Los aparatos del Estado y sus terminales mediáticas están sembrando, de nuevo, la campaña del miedo ante las protestas que desatará la sentencia del 1-O, las anunciadas y las que se desconocen. El independentismo va a ser sometido a un intenso test de estrés con la inminente sentencia del Supremo: se le quiere llevar al borde del abismo. Se trata de una especie de segunda vuelta de la sentencia del 1-O, para cortar de raíz con cualquier atisbo de duda sobre el carácter "justo" de las condenas, y algo más. La estrategia es evidente: legitimar en un estallido insurreccional, verdaderamente violento, la supresión de hecho y de derecho de la autonomía existente, raquítica. Y, quizás la ilegalización de los partidos y grandes organizaciones independentistas. Como sucedió en Euskadi con la ilegalización de HB, vetar las urnas al independentismo es la vía directa para expulsarlo de la presidencia de la Generalitat.

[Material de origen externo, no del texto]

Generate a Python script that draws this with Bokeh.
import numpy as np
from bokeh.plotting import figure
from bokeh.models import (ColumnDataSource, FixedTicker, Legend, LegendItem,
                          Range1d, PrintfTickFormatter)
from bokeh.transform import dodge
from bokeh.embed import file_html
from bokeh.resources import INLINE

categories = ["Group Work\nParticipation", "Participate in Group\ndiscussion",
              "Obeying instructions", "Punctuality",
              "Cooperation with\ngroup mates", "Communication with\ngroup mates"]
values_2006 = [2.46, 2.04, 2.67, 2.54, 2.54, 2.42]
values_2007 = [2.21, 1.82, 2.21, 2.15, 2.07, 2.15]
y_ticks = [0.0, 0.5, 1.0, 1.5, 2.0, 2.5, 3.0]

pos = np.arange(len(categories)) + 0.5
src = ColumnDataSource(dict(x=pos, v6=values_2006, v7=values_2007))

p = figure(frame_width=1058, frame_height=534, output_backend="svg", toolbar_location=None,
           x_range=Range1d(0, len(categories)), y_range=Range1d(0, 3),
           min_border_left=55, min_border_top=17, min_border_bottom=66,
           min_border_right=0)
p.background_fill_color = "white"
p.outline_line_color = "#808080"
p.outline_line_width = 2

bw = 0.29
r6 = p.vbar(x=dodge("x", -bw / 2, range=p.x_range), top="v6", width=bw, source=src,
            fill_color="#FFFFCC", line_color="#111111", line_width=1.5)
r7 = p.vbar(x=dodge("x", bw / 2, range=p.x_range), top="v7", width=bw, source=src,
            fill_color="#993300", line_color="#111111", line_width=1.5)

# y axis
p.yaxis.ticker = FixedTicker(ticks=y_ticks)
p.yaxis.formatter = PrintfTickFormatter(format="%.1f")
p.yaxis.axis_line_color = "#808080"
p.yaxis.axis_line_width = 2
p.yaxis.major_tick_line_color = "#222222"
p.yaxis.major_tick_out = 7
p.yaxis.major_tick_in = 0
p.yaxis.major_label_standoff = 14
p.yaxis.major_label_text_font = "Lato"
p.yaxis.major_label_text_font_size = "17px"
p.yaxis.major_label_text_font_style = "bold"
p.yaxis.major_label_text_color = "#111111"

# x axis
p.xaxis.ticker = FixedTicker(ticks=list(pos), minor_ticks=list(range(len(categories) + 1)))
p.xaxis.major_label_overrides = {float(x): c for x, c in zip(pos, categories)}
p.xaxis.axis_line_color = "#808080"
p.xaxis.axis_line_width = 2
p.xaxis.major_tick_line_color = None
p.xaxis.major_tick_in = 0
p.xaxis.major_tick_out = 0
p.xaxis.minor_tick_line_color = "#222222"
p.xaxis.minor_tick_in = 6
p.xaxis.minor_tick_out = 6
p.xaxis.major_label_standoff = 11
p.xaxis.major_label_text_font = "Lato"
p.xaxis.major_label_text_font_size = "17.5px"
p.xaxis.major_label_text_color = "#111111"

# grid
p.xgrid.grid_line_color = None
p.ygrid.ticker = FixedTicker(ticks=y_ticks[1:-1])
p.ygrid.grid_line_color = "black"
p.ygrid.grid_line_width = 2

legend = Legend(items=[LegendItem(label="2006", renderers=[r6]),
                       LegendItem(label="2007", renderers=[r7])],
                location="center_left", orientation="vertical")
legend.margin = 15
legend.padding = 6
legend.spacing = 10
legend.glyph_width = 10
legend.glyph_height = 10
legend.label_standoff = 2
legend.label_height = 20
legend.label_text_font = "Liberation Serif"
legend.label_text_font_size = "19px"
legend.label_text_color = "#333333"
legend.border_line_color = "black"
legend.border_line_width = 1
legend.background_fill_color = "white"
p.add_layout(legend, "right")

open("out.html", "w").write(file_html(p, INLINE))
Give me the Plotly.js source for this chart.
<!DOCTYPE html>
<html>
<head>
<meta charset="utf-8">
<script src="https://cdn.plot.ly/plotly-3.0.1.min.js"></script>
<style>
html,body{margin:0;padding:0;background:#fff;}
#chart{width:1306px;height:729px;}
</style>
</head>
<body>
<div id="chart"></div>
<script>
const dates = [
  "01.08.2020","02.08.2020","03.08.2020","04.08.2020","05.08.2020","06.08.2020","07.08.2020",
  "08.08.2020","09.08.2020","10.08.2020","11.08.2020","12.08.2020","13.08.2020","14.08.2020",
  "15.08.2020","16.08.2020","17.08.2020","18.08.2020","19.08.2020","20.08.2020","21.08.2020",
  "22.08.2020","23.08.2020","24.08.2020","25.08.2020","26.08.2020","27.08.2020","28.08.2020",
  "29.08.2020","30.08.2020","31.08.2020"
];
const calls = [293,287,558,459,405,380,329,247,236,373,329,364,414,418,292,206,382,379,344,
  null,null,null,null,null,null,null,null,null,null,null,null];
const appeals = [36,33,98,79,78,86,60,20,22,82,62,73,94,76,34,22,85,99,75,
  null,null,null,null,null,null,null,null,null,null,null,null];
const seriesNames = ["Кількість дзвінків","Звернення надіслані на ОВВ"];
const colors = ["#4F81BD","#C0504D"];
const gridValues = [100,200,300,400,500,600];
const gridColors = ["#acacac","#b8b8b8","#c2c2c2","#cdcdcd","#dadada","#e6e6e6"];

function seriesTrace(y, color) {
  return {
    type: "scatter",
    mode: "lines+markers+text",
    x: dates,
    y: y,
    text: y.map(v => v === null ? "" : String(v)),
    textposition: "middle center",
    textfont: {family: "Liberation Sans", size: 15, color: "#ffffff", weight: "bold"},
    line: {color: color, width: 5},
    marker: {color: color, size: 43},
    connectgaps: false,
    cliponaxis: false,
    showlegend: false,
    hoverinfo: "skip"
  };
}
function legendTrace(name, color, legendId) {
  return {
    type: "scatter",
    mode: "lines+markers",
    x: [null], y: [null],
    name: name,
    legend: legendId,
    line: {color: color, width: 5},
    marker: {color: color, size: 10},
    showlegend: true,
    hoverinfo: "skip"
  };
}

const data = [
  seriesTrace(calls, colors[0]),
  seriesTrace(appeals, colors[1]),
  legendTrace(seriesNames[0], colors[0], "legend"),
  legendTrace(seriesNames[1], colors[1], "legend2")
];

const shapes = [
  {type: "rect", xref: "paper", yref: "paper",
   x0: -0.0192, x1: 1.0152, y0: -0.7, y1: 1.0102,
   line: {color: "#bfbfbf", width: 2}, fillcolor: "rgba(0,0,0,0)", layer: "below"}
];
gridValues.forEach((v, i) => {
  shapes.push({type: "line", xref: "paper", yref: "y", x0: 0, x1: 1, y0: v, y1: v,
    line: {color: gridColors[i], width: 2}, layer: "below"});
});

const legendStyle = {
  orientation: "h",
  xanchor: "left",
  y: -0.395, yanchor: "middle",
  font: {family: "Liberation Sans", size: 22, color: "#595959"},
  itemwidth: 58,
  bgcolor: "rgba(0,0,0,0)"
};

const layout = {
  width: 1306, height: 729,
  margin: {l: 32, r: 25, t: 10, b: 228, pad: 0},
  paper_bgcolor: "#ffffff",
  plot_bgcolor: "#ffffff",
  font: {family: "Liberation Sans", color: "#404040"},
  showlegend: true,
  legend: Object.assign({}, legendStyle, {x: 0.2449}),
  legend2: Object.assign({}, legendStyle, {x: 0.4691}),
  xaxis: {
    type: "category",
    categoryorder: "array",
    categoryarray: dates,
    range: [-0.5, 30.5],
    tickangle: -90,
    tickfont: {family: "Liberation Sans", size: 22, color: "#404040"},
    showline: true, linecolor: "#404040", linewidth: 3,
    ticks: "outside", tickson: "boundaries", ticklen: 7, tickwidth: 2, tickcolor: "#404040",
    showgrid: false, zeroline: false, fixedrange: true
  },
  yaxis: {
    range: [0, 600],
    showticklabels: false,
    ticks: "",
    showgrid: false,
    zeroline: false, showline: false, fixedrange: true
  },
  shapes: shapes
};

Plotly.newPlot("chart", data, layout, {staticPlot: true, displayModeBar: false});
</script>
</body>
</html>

Lo que Rajoy no consiguió el 21-D pese a la victoria de Arrimadas. ¿Podría ahora ser Miquel Iceta el próximo Patxi López, convertido en president como el líder del PSE se convirtió en lehendakari, con apoyo del PP -o, en el caso del líder del PSC, también de Cs-?

Como sucedió en Euskadi con la ilegalización de HB, vetar las urnas al independentismo es la vía directa para expulsarlo de la presidencia de la Generalitat

El Estado, que también sacó algunas lecciones del 1-O, va a intentar que la fuerza de las protestas se vuelva contra los líderes independentistas como un bumerán. El relato que intenta presentar al independentismo catalán como la nueva ETA busca también que algunos se lo crean y actúen en consecuencia. Pero el Estado también se puede enfrentar a un nuevo fracaso si no es capaz de desactivar el Tsunami Democràtic, las acciones de protesta secretas de las que se habla, como no halló ni una sola urna del referéndum, o las fuerzas de seguridad pierden el control en la calle o en las carreteras, como sucedió en la represión de los votantes del 1-O.

Pero, ¿cuál es el objetivo real de los independentistas en esta hora incierta? Es harto probable que, en último término, sea el mismo con el que se ideó la consulta del 9-N que llevó a cabo Mas o el referéndum del 1-O, materializado por Puigdemont y Junqueras. Martin Luther King resumió así la filosofía de la exitosa campaña por los derechos civiles que lideró en Birmingham, Alabama, en 1963: “El objetivo de la acción directa [...] es crear una situación de crisis generalizada que abra en forma inevitable la puerta a las negociaciones”. ¿Les suena? ¡Diálogo, diálogo! Cierto: Junqueras no es el reverendo Luther King. Pero Pedro Sánchez se parece a JFK como un huevo a una castaña.